If everyone read a trained film studies’ (not entertainment critic) review of the films they see (as they read biblical commentators) then we would have much clearer discussions about the films. (Although many critics, especially Christian ones, tend to read into the film whatever they can manage to get out of it, rather than letting the “image” speak for itself… if that sounds familiar). However, most people just gather around the water cooler to share their insights about a film or show. This is equivalent to a home church sharing their feelings on a passage without any guidance from theologians. The issue is the participation in the medium, not the medium itself.
Just because film is a popular medium does not mean it does not require serious study by professionals if the creator’s original intent is to be found. If the filmmaker is unclear in his story or message, then the film critics will be unable to discern a clear meaning and the truth will be muddled… but the same is true of a poorly conceived piece of writing.
“they just aren’t the realm of really serious, really important ideas.”

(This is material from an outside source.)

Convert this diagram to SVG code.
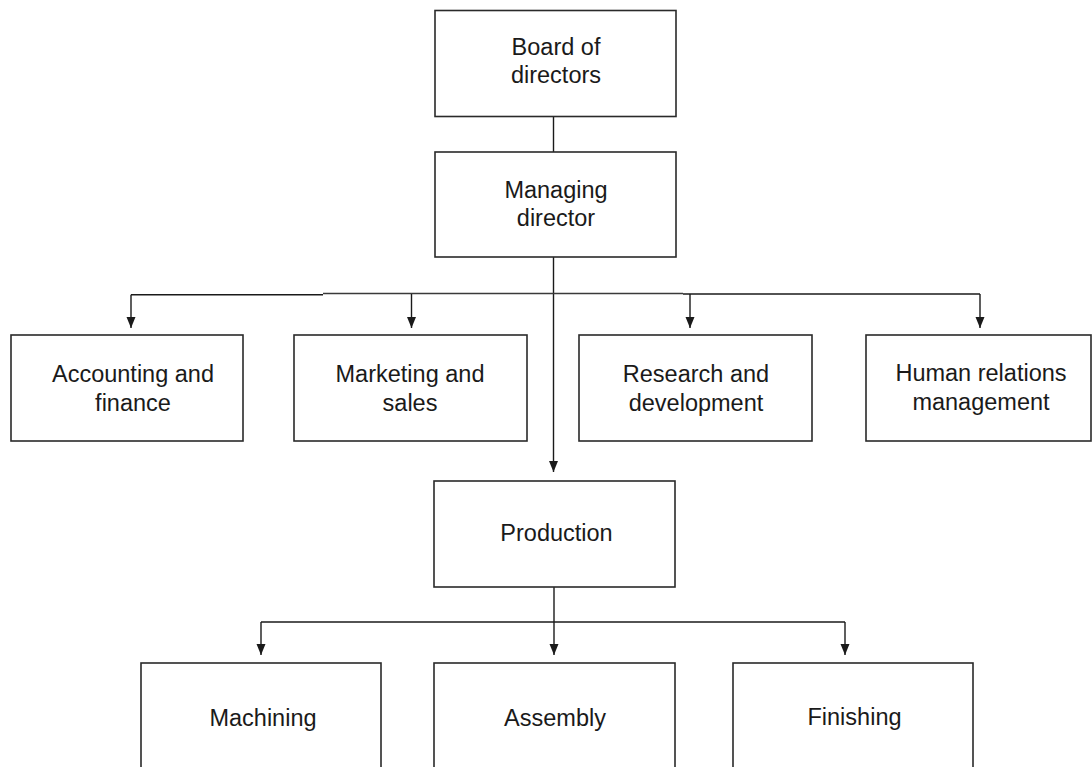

This is simply because films are very expensive to make and must therefore have a means of recovering the cost. Most moviegoers don’t want to pay for really serious important ideas, they want to pay for escapism entertainment. That doesn’t mean the medium can’t support it. Take a look at Francis Schaeffer’s reviews of Ingmar Bergman’s films.
36. ADAM
July 1, 2007
2:18 AM
yes, words are better. but we do live in a society of people who read less and less and although the bible is the source of truth that every believer and seeker should go to, I do believe other mediums are useful. I also believe that as much as God was working in the early church that we have documented in the scripture, he is also at work today and I do believe that he can use movies to communicate with people. For the majority of believers in the dark ages, they had only the words of monk and stain glass windows to build their theology from. It has only been since the printing press and public literacy that believers have had the experience of seeking out their own salvation through the bible. And even now we have the a lot of imagery in our mind when we read the bible that we only have because of people who have done what research they could and produced an image that we then remember when we read the bible. I mean you know when you picture Jesus, he’s always that white guy with the beard and hippie hair. Even if you know that probably isn’t what he looked like. And it helps when you have a picture what things look like. It makes it more real to you. Less fictional. I mean, I can picture the cross and the way Jesus was treated, but when I saw the passion, I could not censor it, it became more real to me. It was like, I had envisioned it being brutal, but I hadn’t experienced the pain and suffering until I saw the movie. I personally don’t have a problem with that. Sorry for rambling, I just found your blog tonight and it’s got me thinking.